Marcos quedó hace poco en medio de una balacera sin sentido. Caminaba por la tarde, saludó a un muchacho que vio crecer, el pibe le pidió que se corra con un ademán violento y detrás suyo surgieron un par de “tumberas” (armas caseras) que vomitaron fuego sin puntería.

Las calles en conflicto son la Valcheta y 17 de Julio. “Hay mucho código en el barrio pero los pibes andan armados y drogados con psicofármacos, marihuana y alcohol”, dicen los que conocen la realidad del otro lado de la Circunvalación. Existe un mercado negro de venta de armas y municiones y el negocio es la consecuencia de que los chicos terminen muertos o presos. “La justicia la hacen ellos, nadie puede hacerla desde afuera. Es un muerto por otro muerto”, aseguran.
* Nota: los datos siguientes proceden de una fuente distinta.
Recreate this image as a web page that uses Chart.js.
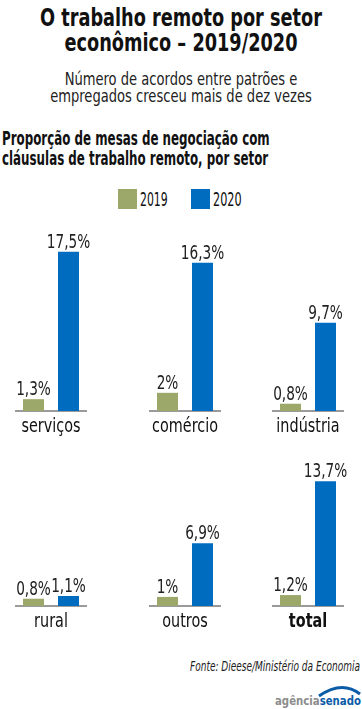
<!DOCTYPE html>
<html>
<head>
<meta charset="utf-8">
<script src="https://cdn.jsdelivr.net/npm/chart.js@4"></script>
<style>
  html, body { margin: 0; padding: 0; background: #fff; }
  body { width: 362px; height: 709px; position: relative; overflow: hidden;
         font-family: "Liberation Sans Narrow", "DejaVu Sans Condensed", sans-serif; color: #111; }
  .abs { position: absolute; white-space: nowrap; }
  #titulo { left: 181px; top: 5px; text-align: center; font-weight: bold; font-size: 25px; line-height: 25px; }
  #sub { left: 181px; top: 70px; text-align: center; font-size: 18px; line-height: 17px; color: #222; }
  #secao { left: 2px; top: 128px; font-size: 19px; line-height: 20px; font-weight: bold; }
  .sq { width: 19px; height: 20px; top: 189px; }
  .leg { top: 189px; font-size: 19px; line-height: 20px; }
  canvas { position: absolute; }
  #fonte { left: 190px; top: 657px; font-style: italic; font-size: 14px; line-height: 18px; color: #222; }
  #logo { left: 275px; top: 694px; font-family: "DejaVu Sans", sans-serif; font-weight: bold; font-size: 13px; line-height: 14px; }
  #arco { position: absolute; left: 316px; top: 684px; }
</style>
</head>
<body>
<div id="titulo" class="abs" data-w="282" data-o="center">O trabalho remoto por setor<br>econômico – 2019/2020</div>
<div id="sub" class="abs" data-w="262" data-o="center">Número de acordos entre patrões e<br>empregados cresceu mais de dez vezes</div>
<div id="secao" class="abs" data-w="268" data-o="left">Proporção de mesas de negociação com<br>cláusulas de trabalho remoto, por setor</div>
<div class="abs sq" style="left:118px;background:#9ba86a"></div>
<div class="abs leg" style="left:140px" data-w="28" data-o="left">2019</div>
<div class="abs sq" style="left:191px;background:#006cbf"></div>
<div class="abs leg" style="left:213px" data-w="29" data-o="left">2020</div>

<canvas id="c0"></canvas>
<canvas id="c1"></canvas>
<canvas id="c2"></canvas>
<canvas id="c3"></canvas>
<canvas id="c4"></canvas>
<canvas id="c5"></canvas>

<div id="fonte" class="abs" data-w="170" data-o="left">Fonte: Dieese/Ministério da Economia</div>
<svg id="arco" width="46" height="14"><path d="M3 12 Q 26 -4 44 10" stroke="#0b5ca8" stroke-width="3" fill="none"/></svg>
<div id="logo" class="abs" data-w="86" data-o="left"><span style="color:#8c8c8c">agência</span><span style="color:#0b5ca8">senado</span></div>

<script>
const setores = ["serviços", "comércio", "indústria", "rural", "outros", "total"];
const anos = ["2019", "2020"];
const valores2019 = [1.3, 2, 0.8, 0.8, 1, 1.2];
const valores2020 = [17.5, 16.3, 9.7, 1.1, 6.9, 13.7];

const FONTE = '"Liberation Sans Narrow", "DejaVu Sans Condensed", sans-serif';
const VERDE = "#9ba86a";
const AZUL = "#006cbf";
const APERTO = 0.8; // fonte condensada

const posX = [16, 150, 273, 16, 150, 273];
const posY = [229, 229, 229, 424, 424, 424];

function fmt(v) {
  return String(v).replace(".", ",") + "%";
}

// ajusta a largura dos textos para imitar a fonte condensada
document.querySelectorAll("[data-w]").forEach(el => {
  const k = parseFloat(el.dataset.w) / el.offsetWidth;
  const centro = el.dataset.o === "center";
  el.style.transformOrigin = centro ? "0 0" : "left top";
  el.style.transform = (centro ? "translateX(-50%) " : "") + "scaleX(" + k + ")";
  if (centro) {
    el.style.transform = "scaleX(" + k + ") translateX(-50%)";
  }
});

function textoApertado(ctx, txt, x, y) {
  ctx.save();
  ctx.translate(x, y);
  ctx.scale(APERTO, 1);
  ctx.fillText(txt, 0, 0);
  ctx.restore();
}

// rótulos de valor acima das barras e nome do setor embaixo
const rotulos = {
  id: "rotulos",
  afterDatasetsDraw(chart) {
    const ctx = chart.ctx;
    const meta = chart.getDatasetMeta(0);
    const area = chart.chartArea;
    const xs = chart.scales.x;
    ctx.save();
    ctx.font = "19px " + FONTE;
    ctx.fillStyle = "#222";
    ctx.textAlign = "center";
    ctx.textBaseline = "alphabetic";
    meta.data.forEach((bar, i) => {
      textoApertado(ctx, fmt(chart.data.datasets[0].data[i]), bar.x, bar.y - 4);
    });
    const nome = chart.options.plugins.rotulos.setor;
    ctx.font = (nome === "total" ? "bold " : "") + "20px " + FONTE;
    ctx.fillStyle = "#111";
    ctx.textBaseline = "middle";
    textoApertado(ctx, nome, (xs.left + xs.right) / 2, area.bottom + 16);
    ctx.restore();
  }
};

setores.forEach((setor, i) => {
  const cv = document.getElementById("c" + i);
  cv.style.left = (posX[i] - 20) + "px";
  cv.style.top = posY[i] + "px";
  cv.width = 110;
  cv.height = 212;
  cv.style.width = "110px";
  cv.style.height = "212px";

  new Chart(cv, {
    type: "bar",
    data: {
      labels: anos,
      datasets: [{
        data: [valores2019[i], valores2020[i]],
        backgroundColor: [VERDE, AZUL],
        barPercentage: 0.6,
        categoryPercentage: 1
      }]
    },
    options: {
      responsive: false,
      animation: false,
      layout: { padding: { left: 20, right: 20, top: 0, bottom: 30 } },
      plugins: {
        legend: { display: false },
        tooltip: { enabled: false },
        rotulos: { setor: setor }
      },
      scales: {
        x: {
          grid: { display: false, drawTicks: false },
          ticks: { display: false },
          border: { display: true, color: "#9a9a9a", width: 2 }
        },
        y: { display: false, min: 0, max: 20 }
      }
    },
    plugins: [rotulos]
  });
});
</script>
</body>
</html>
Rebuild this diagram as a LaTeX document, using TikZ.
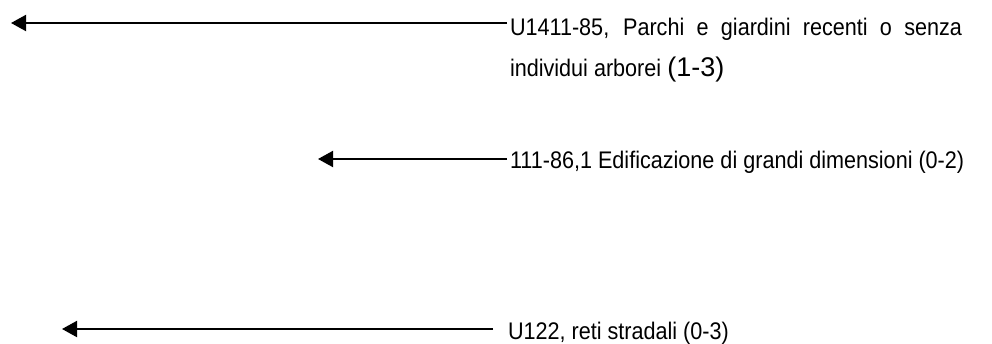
\documentclass[tikz,border=0pt]{standalone}
\usepackage{fontspec}
\usepackage{tikz}
\setmainfont{Liberation Sans}[FakeStretch=0.9]
\newfontfamily\widefont{Liberation Sans}
\usetikzlibrary{arrows.meta}
\tikzstyle{legend} = [inner sep=0pt,
                      outer sep=0pt,
                      font=\fontsize{24}{41}\selectfont,
                      text=black]
\tikzstyle{arrow} = [line width=2pt,
                     -{Triangle[length=15pt,width=16pt]}]

\begin{document}
\begin{tikzpicture}[x=1pt,y=-1pt]
    \useasboundingbox (0,0) rectangle (992,343);

    \node (parchi) [legend, anchor=north west, text width=452pt, align=justify] at (510,18.5)
          {U1411-85, Parchi e giardini recenti o senza\linebreak individui arborei {\widefont\fontsize{27}{41}\selectfont(1-3)}};
    \node (edific) [legend, anchor=base west] at (510,168) {111-86,1 Edificazione di grandi dimensioni (0-2)};
    \node (strade) [legend, anchor=base west] at (508,339) {U122, reti stradali (0-3)};

    \coordinate (parchitip) at (11,23);
    \coordinate (edifictip) at (318,159);
    \coordinate (stradetip) at (62,329);

    \draw [arrow, shorten <=3pt]  (parchitip -| parchi.west) -- (parchitip);
    \draw [arrow, shorten <=3pt]  (edifictip -| edific.west) -- (edifictip);
    \draw [arrow, shorten <=15pt] (stradetip -| strade.west) -- (stradetip);

  \end{tikzpicture}
\end{document}
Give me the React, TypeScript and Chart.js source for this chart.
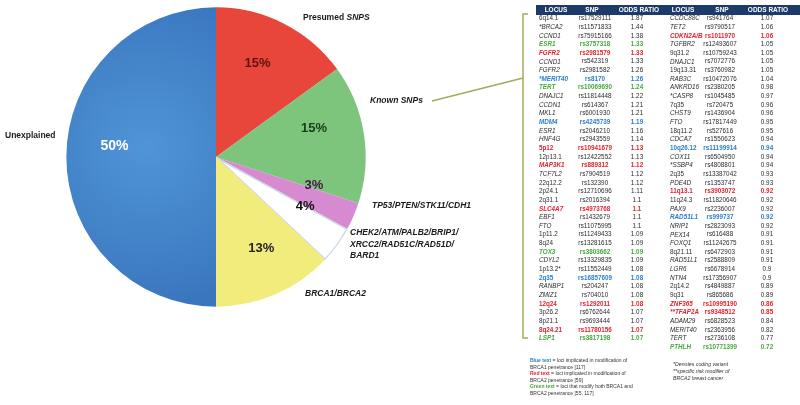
import React, { useEffect, useRef } from "react";
import { Chart, registerables } from "chart.js";

Chart.register(...registerables);

// ---------- data ----------
const pieLabels: string[][] = [
  ["Presumed SNPS"],
  ["Known SNPs"],
  ["TP53/PTEN/STK11/CDH1"],
  ["CHEK2/ATM/PALB2/BRIP1/", "XRCC2/RAD51C/RAD51D/", "BARD1"],
  ["BRCA1/BRCA2"],
  ["Unexplained"],
];
const pieValues = [15, 15, 3, 4, 13, 50];

const tableHeaders = ["LOCUS", "SNP", "ODDS RATIO"];

const leftLoci = ["6q14.1", "*BRCA2", "CCND1", "ESR1", "FGFR2", "CCND1", "FGFR2", "*MERIT40", "TERT", "DNAJC1", "CCDN1", "MKL1", "MDM4", "ESR1", "HNF4G", "5p12", "12p13.1", "MAP3K1", "TCF7L2", "22q12.2", "2p24.1", "2q31.1", "SLC4A7", "EBF1", "FTO", "1p11.2", "8q24", "TOX3", "CDYL2", "1p13.2*", "2q35", "RANBP1", "ZMIZ1", "12q24", "3p26.2", "8p21.1", "8q24.21", "LSP1"];
const leftSnps = ["rs17529111", "rs11571833", "rs75915166", "rs3757318", "rs2981579", "rs542319", "rs2981582", "rs8170", "rs10069690", "rs11814448", "rs614367", "rs6001930", "rs4245739", "rs2046210", "rs2943559", "rs10941679", "rs12422552", "rs889312", "rs7904519", "rs132390", "rs12710696", "rs2016394", "rs4973768", "rs1432679", "rs11075995", "rs11249433", "rs13281615", "rs3803662", "rs13329835", "rs11552449", "rs16857609", "rs204247", "rs704010", "rs1292011", "rs6762644", "rs9693444", "rs11780156", "rs3817198"];
const leftOdds = ["1.87", "1.44", "1.38", "1.33", "1.33", "1.33", "1.26", "1.26", "1.24", "1.22", "1.21", "1.21", "1.19", "1.16", "1.14", "1.13", "1.13", "1.12", "1.12", "1.12", "1.11", "1.1", "1.1", "1.1", "1.1", "1.09", "1.09", "1.09", "1.09", "1.08", "1.08", "1.08", "1.08", "1.08", "1.07", "1.07", "1.07", "1.07"];
// B = BRCA1 modifier, R = BRCA2 modifier, G = both
const leftGroups = ["", "", "", "G", "R", "", "", "B", "G", "", "", "", "B", "", "", "R", "", "R", "", "", "", "", "R", "", "", "", "", "G", "", "", "B", "", "", "R", "", "", "R", "G"];

const rightLoci = ["CCDC88C", "TET2", "CDKN2A/B", "TGFBR2", "9q31.2", "DNAJC1", "19q13.31", "RAB3C", "ANKRD16", "*CASP8", "7q35", "CHST9", "FTO", "18q11.2", "CDCA7", "10q26.12", "COX11", "*SSBP4", "2q35", "PDE4D", "11q13.1", "11q24.3", "PAX9", "RAD51L1", "NRIP1", "PEX14", "FOXQ1", "8q21.11", "RAD51L1", "LGR6", "NTN4", "2q14.2", "9q31", "ZNF365", "**TFAP2A", "ADAM29", "MERIT40", "TERT", "PTHLH"];
const rightSnps = ["rs941764", "rs9790517", "rs1011970", "rs12493607", "rs10759243", "rs7072776", "rs3760982", "rs10472076", "rs2380205", "rs1045485", "rs720475", "rs1436904", "rs17817449", "rs527616", "rs1550623", "rs11199914", "rs6504950", "rs4808801", "rs13387042", "rs1353747", "rs3903072", "rs11820646", "rs2236007", "rs999737", "rs2823093", "rs616488", "rs11242675", "rs6472903", "rs2588809", "rs6678914", "rs17356907", "rs4849887", "rs865686", "rs10995190", "rs9348512", "rs6828523", "rs2363956", "rs2736108", "rs10771399"];
const rightOdds = ["1.07", "1.06", "1.06", "1.05", "1.05", "1.05", "1.05", "1.04", "0.98", "0.97", "0.96", "0.96", "0.95", "0.95", "0.94", "0.94", "0.94", "0.94", "0.93", "0.93", "0.92", "0.92", "0.92", "0.92", "0.92", "0.91", "0.91", "0.91", "0.91", "0.9", "0.9", "0.89", "0.89", "0.86", "0.85", "0.84", "0.82", "0.77", "0.72"];
const rightGroups = ["", "", "R", "", "", "", "", "", "", "", "", "", "", "", "", "B", "", "", "", "", "R", "", "", "B", "", "", "", "", "", "", "", "", "", "R", "R", "", "", "", "G"];

const legendNotes = [
  ["B", "Blue text", " = loci implicated in modification of", "BRCA1 penetrance [117]"],
  ["R", "Red text", " = loci implicated in modification of", "BRCA2 penetrance [59]"],
  ["G", "Green text", " = loci that modify both BRCA1 and", "BRCA2 penetrance [55, 117]"],
];
const sideNotes = ["*Denotes coding variant", "**specific risk modifier of", "BRCA2 breast cancer"];

// ---------- styles ----------
const FONT = "'Liberation Sans', Arial, sans-serif";
const sliceColors = ["#e8463b", "#7dc47d", "#d68bd0", "#ffffff", "#f2ec7c", "#4487cb"];
const pctColors = ["#5c1410", "#173f17", "#4a1448", "#111111", "#222222", "#ffffff"];
const pctNudgeDeg = [-3, -7, -7, -7, -3, 6];
const groupColors: Record<string, string> = { "": "#2b2b2b", B: "#2a7fcc", R: "#e3222c", G: "#45a83c" };

function isBand(s: string) {
  return /^\*?\d+[pq]/.test(s);
}

export default function App() {
  const ref = useRef<HTMLCanvasElement | null>(null);

  useEffect(() => {
    if (!ref.current) return;

    const overlay = {
      id: "overlay",
      afterDraw(chart: any) {
        const ctx: CanvasRenderingContext2D = chart.ctx;
        ctx.save();

        // percentage labels
        const meta = chart.getDatasetMeta(0);
        meta.data.forEach((el: any, i: number) => {
          const p = el.getProps(["x", "y", "startAngle", "endAngle", "outerRadius"], true);
          const a = (p.startAngle + p.endAngle) / 2 + (pctNudgeDeg[i] * Math.PI) / 180;
          const r = p.outerRadius * 0.68;
          ctx.font = `bold ${i === 5 ? 14 : 13}px ${FONT}`;
          ctx.fillStyle = pctColors[i];
          ctx.textAlign = "center";
          ctx.textBaseline = "middle";
          ctx.fillText(`${pieValues[i]}%`, p.x + Math.cos(a) * r, p.y + Math.sin(a) * r);
        });

        // outer labels
        ctx.fillStyle = "#1a1a1a";
        ctx.textAlign = "left";
        ctx.textBaseline = "middle";
        const bold = `bold 8.5px ${FONT}`;
        const boldIt = `italic bold 8.5px ${FONT}`;
        ctx.font = bold;
        const pre = pieLabels[0][0].split(" ");
        ctx.fillText(pre[0] + " ", 303, 18);
        const w0 = ctx.measureText(pre[0] + " ").width;
        ctx.font = boldIt;
        ctx.fillText(pre[1], 303 + w0, 18);
        ctx.font = boldIt;
        ctx.fillText(pieLabels[1][0], 370, 101);
        ctx.fillText(pieLabels[2][0], 372, 206);
        pieLabels[3].forEach((t, k) => ctx.fillText(t, 350, 233 + k * 11.5));
        ctx.fillText(pieLabels[4][0], 305, 294);
        ctx.font = bold;
        ctx.fillText(pieLabels[5][0], 5, 136);

        // connector
        ctx.strokeStyle = "#a6a95e";
        ctx.lineWidth = 1.5;
        ctx.beginPath();
        ctx.moveTo(432, 101);
        ctx.lineTo(523, 78);
        ctx.moveTo(528, 14);
        ctx.lineTo(523, 14);
        ctx.lineTo(523, 338);
        ctx.lineTo(528, 338);
        ctx.stroke();

        // table header
        ctx.fillStyle = "#1c3a6a";
        ctx.fillRect(536, 5, 264, 10);
        ctx.fillStyle = "#ffffff";
        ctx.font = `bold 6.5px ${FONT}`;
        ctx.textAlign = "center";
        const hx = [556, 592, 639, 683, 722, 768];
        hx.forEach((x, k) => ctx.fillText(tableHeaders[k % 3], x, 10));

        const drawCol = (loci: string[], snps: string[], odds: string[], groups: string[], xl: number, xs: number, xo: number) => {
          loci.forEach((loc, i) => {
            const y = 18.5 + i * 8.65;
            const g = groups[i];
            const w = g ? "bold " : "";
            ctx.fillStyle = groupColors[g];
            ctx.textAlign = "left";
            ctx.font = `${isBand(loc) ? "" : "italic "}${w}6.3px ${FONT}`;
            ctx.fillText(loc, xl, y);
            ctx.textAlign = "center";
            ctx.font = `${w}6.3px ${FONT}`;
            ctx.fillText(snps[i], xs, y);
            ctx.fillText(odds[i], xo, y);
          });
        };
        drawCol(leftLoci, leftSnps, leftOdds, leftGroups, 539, 595, 637);
        drawCol(rightLoci, rightSnps, rightOdds, rightGroups, 670, 720, 767);

        // footnotes
        ctx.textAlign = "left";
        legendNotes.forEach((n, k) => {
          const y = 361 + k * 13;
          ctx.font = `bold 5px ${FONT}`;
          ctx.fillStyle = groupColors[n[0]];
          ctx.fillText(n[1], 530, y);
          const w1 = ctx.measureText(n[1]).width;
          ctx.font = `5px ${FONT}`;
          ctx.fillStyle = "#333333";
          ctx.fillText(n[2], 530 + w1, y);
          ctx.fillText(n[3], 530, y + 6.5);
        });
        ctx.font = `italic 5.2px ${FONT}`;
        sideNotes.forEach((t, k) => ctx.fillText(t, 673, 365 + k * 7));

        ctx.restore();
      },
    };

    const chart = new Chart(ref.current, {
      type: "pie",
      data: {
        labels: pieLabels.map((l) => l.join(" ")),
        datasets: [
          {
            data: pieValues,
            backgroundColor: (c: any) => {
              const base = sliceColors[c.dataIndex];
              if (c.dataIndex !== 5) return base;
              const ca = c.chart.chartArea;
              if (!ca) return base;
              const cx = (ca.left + ca.right) / 2;
              const cy = (ca.top + ca.bottom) / 2;
              const g = c.chart.ctx.createRadialGradient(cx - 70, cy - 10, 5, cx - 70, cy - 10, 160);
              g.addColorStop(0, "#4f94d6");
              g.addColorStop(1, "#3a76be");
              return g;
            },
            borderWidth: (c: any) => (c.dataIndex === 3 ? 1 : 0),
            borderColor: "#c9d9ea",
            borderAlign: "inner",
          },
        ],
      },
      options: {
        responsive: false,
        maintainAspectRatio: false,
        animation: false,
        layout: { padding: { left: 66, right: 434, top: 7, bottom: 98 } },
        plugins: { legend: { display: false }, tooltip: { enabled: false } },
      },
      plugins: [overlay],
    });
    return () => chart.destroy();
  }, []);

  return (
    <div style={{ position: "fixed", left: 0, top: 0, width: 800, height: 405, background: "#ffffff" }}>
      <canvas ref={ref} width={800} height={405} />
    </div>
  );
}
Ahora “se desconocen” pero sus abuelos y padres la pelearon juntos”, reseña Viviana Pereira. “Se drogan para envalentonarse, a los 13 años ya caen presos y piensan que tienen mil vidas. No son adictos, consumen para medir menos el riesgo”, explica otro profesional del área judicial.

Valeria Villalobos tiene 23 años y la vida le pasó por encima. “La guerra no se va a terminar nunca, sólo cuando todos los chicos estén muertos. Nadie se hace cargo del Mapu, nos tienen olvidados y lo más triste es que en las fiestas todo va a empeorar”. Sus palabras estremecen (ver aparte), son un alarido que debería alertar.

Valeria, como tantos en el barrio, entiende que vivir (y sobrevivir allí) no depende de uno mismo.

Las calles polvorientas de un barrio que se gestó a fines de 1979 por una inundación.